Applying robotics to automate production
Another interesting aspect of digital agriculture is the evolution and application of robots in food production, particularly in horticulture, which tends to be very small scale, very productive and produce high value products. This is another space in which we have some exciting work happening as, traditionally, production processes can be very labour intensive.
When a harvest is ready, often you will see fields of people manually picking the fruits and vegetables. But as it’s seasonal, this workforce is very transient and finding workers for certain highly skilled jobs - such as pruning - can be very difficult. Another challenging factor in recruiting workers can be the repetitive labour aspect and harsh weather conditions, so this makes it very appealing to be mechanised.
One of the robots we’ve developed at QUT, which we called Harvey, is designed to work indoors in glass houses to harvest fruit using computer vision. Another robot we have developed, the AgBot2, can essentially go into the field and help broad-acre farming by doing things like automating the weeding process, which is great for chemical-free weeding for instance.
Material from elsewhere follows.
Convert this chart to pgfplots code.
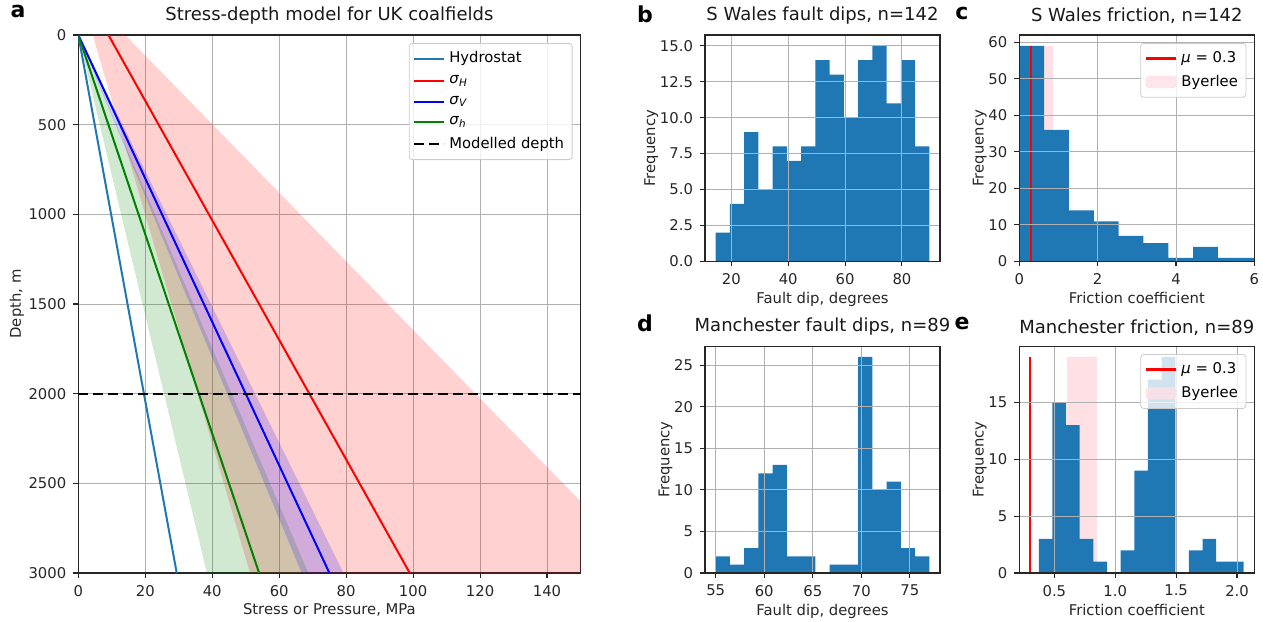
\documentclass[border=0pt]{standalone}
\usepackage{fontspec}
\setmainfont{DejaVu Sans}
\usepackage{pgfplots}
\pgfplotsset{compat=1.18}
\definecolor{tabblue}{HTML}{1F77B4}
\definecolor{mplgreen}{RGB}{0,128,0}
\definecolor{byer}{RGB}{255,224,229}
\definecolor{gridgray}{HTML}{B0B0B0}

\pgfplotsset{
  panel/.style={
    scale only axis, anchor=south west,
    axis line style={black!85, line width=0.55pt},
    grid=major, major grid style={gridgray, line width=0.45pt},
    tick align=outside, xtick pos=bottom, ytick pos=left,
    major tick length=2.5pt,
    every tick/.style={black!85, line width=0.55pt},
    tick label style={font=\fontsize{7.4}{8.5}\selectfont, text=black!85},
    label style={font=\fontsize{7.4}{8.5}\selectfont, text=black!85},
    xlabel shift=-3pt,
    title style={font=\fontsize{9}{10.5}\selectfont, text=black!90, yshift=-4pt},
    /pgf/number format/assume math mode=true,
    /pgf/number format/1000 sep={},
    legend cell align=left,
    legend image code/.code={\draw[##1] (0pt,0pt) -- (15pt,0pt);},
    legend style={at={(rel axis cs:1,1)}, anchor=north east, xshift=-4pt, yshift=-4pt,
      draw=black!20, rounded corners=1.5pt, fill=white, fill opacity=0.8, text opacity=1,
      font=\fontsize{7.4}{8.5}\selectfont, inner sep=2pt, row sep=0.8pt},
  },
  hist/.style={panel, axis on top, ymin=0, ylabel={Frequency}, ylabel shift=-6pt},
  top row/.style={width=117.5pt, height=113.25pt},
  bottom row/.style={width=117.5pt, height=113.4pt},
}

\begin{document}
\begin{tikzpicture}
\path[use as bounding box] (0,0) rectangle (631.5pt,310.5pt);

% panel a: stress-depth model
\begin{axis}[panel, at={(39.15pt,24pt)}, width=251.1pt, height=269pt,
  xmin=0, xmax=150, ymin=0, ymax=3000, y dir=reverse,
  xtick={0,20,...,140}, ytick={0,500,...,3000},
  title={Stress-depth model for UK coalfields},
  xlabel={Stress or Pressure, MPa}, ylabel={Depth, m}, ylabel shift=-4.5pt]
\addplot[forget plot, draw=none, fill=red, fill opacity=0.18]
  coordinates {(4.3,0) (14,0) (150,2600) (150,3000) (51.3,3000)} -- cycle;
\addplot[forget plot, draw=none, fill=mplgreen, fill opacity=0.18]
  coordinates {(0,0) (68.7,3000) (38.4,3000)} -- cycle;
\addplot[forget plot, draw=none, fill=blue, fill opacity=0.18]
  coordinates {(0,0) (79.2,3000) (66.7,3000)} -- cycle;
\addplot[tabblue, line width=1pt] coordinates {(0,0) (29.4,3000)};
\addlegendentry{Hydrostat}
\addplot[red, line width=1pt] coordinates {(9,0) (99,3000)};
\addlegendentry{\textit{σ}\textsubscript{\textit{H}}}
\addplot[blue, line width=1pt] coordinates {(0,0) (75,3000)};
\addlegendentry{\textit{σ}\textsubscript{\textit{V}}}
\addplot[mplgreen, line width=1pt] coordinates {(0,0) (54,3000)};
\addlegendentry{\textit{σ}\textsubscript{\textit{h}}}
\addplot[black, line width=1pt, dash pattern=on 5pt off 2.5pt] coordinates {(0,2000) (150,2000)};
\addlegendentry{Modelled depth}
\end{axis}

% panel b
\begin{axis}[hist, top row, at={(352.5pt,179.75pt)},
  xmin=10.74, xmax=93.4, ymax=15.75,
  xtick={20,40,60,80}, ytick={0,2.5,...,15},
  yticklabel style={/pgf/number format/.cd, fixed, fixed zerofill, precision=1},
  title={S Wales fault dips, n=142}, xlabel={Fault dip, degrees}]
\addplot[forget plot, ybar interval, fill=tabblue, draw=none] coordinates {
  (14.5,2) (19.51,4) (24.52,9) (29.53,5) (34.54,8) (39.55,7) (44.56,8) (49.57,14)
  (54.58,13) (59.59,10) (64.6,14) (69.61,15) (74.62,11) (79.63,14) (84.64,8) (89.65,0)};
\end{axis}

% panel c
\begin{axis}[hist, top row, at={(509.65pt,179.75pt)},
  xmin=0, xmax=6, ymax=61.95,
  xtick={0,2,4,6}, ytick={0,10,...,60},
  title={S Wales friction, n=142}, xlabel={Friction coefficient}]
\addplot[forget plot, draw=none, fill=byer] coordinates {(0.6,0) (0.85,0) (0.85,59) (0.6,59)} -- cycle;
\addplot[forget plot, ybar interval, fill=tabblue, draw=none] coordinates {
  (0,59) (0.634,36) (1.268,14) (1.902,11) (2.536,7) (3.17,5) (3.804,1) (4.438,4)
  (5.072,1) (5.706,1) (6.34,0)};
\addplot[forget plot, red, line width=1.4pt] coordinates {(0.3,0) (0.3,59)};
\addlegendimage{red, line width=1.4pt}
\addlegendentry{\textit{μ} = 0.3}
\addlegendimage{legend image code/.code={\fill[byer] (0pt,-2.8pt) rectangle (15pt,2.8pt);}}
\addlegendentry{Byerlee}
\end{axis}

% panel d
\begin{axis}[hist, bottom row, at={(352.5pt,24pt)},
  xmin=53.9, xmax=78.1, ymax=27.3,
  xtick={55,60,...,75}, ytick={0,5,...,25},
  title={Manchester fault dips, n=89}, xlabel={Fault dip, degrees}]
\addplot[forget plot, ybar interval, fill=tabblue, draw=none] coordinates {
  (55,2) (56.467,1) (57.933,3) (59.4,12) (60.867,13) (62.333,2) (63.8,2) (65.267,0)
  (66.733,1) (68.2,1) (69.667,26) (71.133,10) (72.6,11) (74.067,3) (75.533,2) (77,0)};
\end{axis}

% panel e
\begin{axis}[hist, bottom row, at={(509.65pt,24pt)},
  xmin=0.212, xmax=2.142, ymax=19.95,
  xtick={0.5,1,1.5,2}, ytick={0,5,10,15},
  xticklabel style={/pgf/number format/.cd, fixed, fixed zerofill, precision=1},
  title={Manchester friction, n=89}, xlabel={Friction coefficient}]
\addplot[forget plot, draw=none, fill=byer] coordinates {(0.6,0) (0.85,0) (0.85,19) (0.6,19)} -- cycle;
\addplot[forget plot, ybar interval, fill=tabblue, draw=none] coordinates {
  (0.372,3) (0.4841,15) (0.5962,13) (0.7083,3) (0.8204,1) (0.9325,0) (1.0446,2) (1.1567,9)
  (1.2688,17) (1.3809,19) (1.493,0) (1.6051,2) (1.7172,3) (1.8293,1) (1.9414,1) (2.0535,0)};
\addplot[forget plot, red, line width=1.4pt] coordinates {(0.3,0) (0.3,19)};
\addlegendimage{red, line width=1.4pt}
\addlegendentry{\textit{μ} = 0.3}
\addlegendimage{legend image code/.code={\fill[byer] (0pt,-2.8pt) rectangle (15pt,2.8pt);}}
\addlegendentry{Byerlee}
\end{axis}

% panel letters
\node[font=\bfseries\fontsize{11}{13}\selectfont] at (9pt,304.5pt) {a};
\node[font=\bfseries\fontsize{11}{13}\selectfont] at (322.5pt,303.5pt) {b};
\node[font=\bfseries\fontsize{11}{13}\selectfont] at (481pt,303.5pt) {c};
\node[font=\bfseries\fontsize{11}{13}\selectfont] at (322.5pt,149pt) {d};
\node[font=\bfseries\fontsize{11}{13}\selectfont] at (481pt,149pt) {e};
\end{tikzpicture}
\end{document}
Automation allows us to not only streamline these tasks but also the ability to do it 24 hours a day, seven days a week, and in conditions that might not be appropriate for manual labourers to work in - making it a very appealing option. The benefits are many and varied.
There are already a handful of commercially available devices out there that can pick fruits, but whether they are economical or not is another question. I would say that’s probably five to 10 years away. My sense is that people have developed prototypes, but the biggest hurdles are accommodating the many variables in the field - like uneven land and variable weather conditions - which makes large broad-acred tasks formally complex.
So initially, I think the first robots will be doing some of the simplest tasks, things like packing the fruits and grading vegetables in a very defined environment. The next thing we might see is picking in a glasshouse, because that's slightly more contained and offers a more predictable environment, particularly high value crops like tomatoes and peppers. One day they might be helpful with pollination, which is a huge issue, and in time we would see them in the field.